Battle of the Ages – Millennials vs. Boomers

Millennials may have grown up using the internet, but users from the boomer generation are more knowledgeable than both millennials and Generation X when it comes to basic information about the internet, from online safety to internet operations. Here are a few areas where boomers outpaced their younger counterparts.

  • More baby boomers could identify a safe site (47%) than millennial or Generation X users. 

  • 34% of boomers compared to 29% of millennials knew the World Wide Web was created in the 1980’s

  • Fewer millennials (42%) knew the correct definition of the internet than boomers (46%) More boomers knew the correct percentage of the world’s population with access to the internet than the other age groups surveyed

Public Interest Registry CEO Brian Cute noted, “The survey revealed that 50% of U.S. internet users think more people globally are connected to the internet than actually are, which is a reminder of the work that must be done to close the global internet education and the internet access gap. Public Interest Registry hopes this survey will not only educate, but also help spark dialogue around internet issues such as access, cybersecurity threats and more.”  

Internet 101 – What You Should Know   

There’s a lot for users to learn about the internet – how it works and the issues impacting future internet regulation and access. Of those surveyed, the average user has been online for 17 years, which shows that long term internet use alone does not equate to a better understanding of this powerful tool. Users must be provided the resources they need to more confidently use the internet. Below are few facts to get up to speed on the basics.

Brian Cute
CEO, Public Interest Registry

  1. A total of 47% of the world's population has access to the Internet, which amounts to approximately 3.9 billion people globally who are not online.[2]

  2. The World Wide Web was invented in 1989 by Tim Berners-Lee in a paper called “Information Management: A Proposal.” The concept was initially deemed “vague, but exciting” by Berners-Lee’s boss.
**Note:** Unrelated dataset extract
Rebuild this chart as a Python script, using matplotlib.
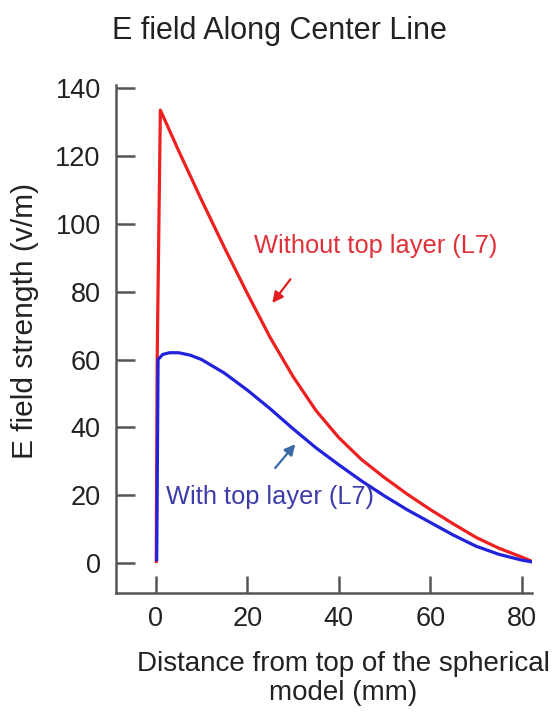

  3. The HTTP at the beginning of a website stands for Hypertext Transfer Protocol, the standard over which data is sent between a browser and a site.

  4. A site that begins with HTTPS is a secure site that is safer to insert credit card info or personal information. The “S” at the end stands for secure and means that communications between your browser and the website are encrypted.

  5. HTML is the standard language for creating websites, but a variety of web development languages such as Java and Python exist to help make webpages more dynamic and complex.

  6. While the internet is not managed or regulated by any one individual, organization or country, some organizations help maintain the internet, such as The Internet Corporation for Assigned Names and Numbers (ICANN) which manages internet protocols and domain name systems.

  7. The first generic top-level domains created in the early development of the internet were: .org, .com, .net, .gov, .edu, .mil and .int

  8. If you’d like to create a website, you can purchase a domain name from a registrar

For more information on the Internet 101 Survey and to test your own knowledge of the internet please visit https://pir.org/internet101/.


[1] This report presents the findings of a survey conducted among a sample of 1,014 adults comprising 506 men and 508 women 18 years of age and older. The online omnibus study is conducted twice a week among a demographically representative U.S. sample of 1,000 adults 18 years of age and older.  This survey was live on May 22-24, 2017.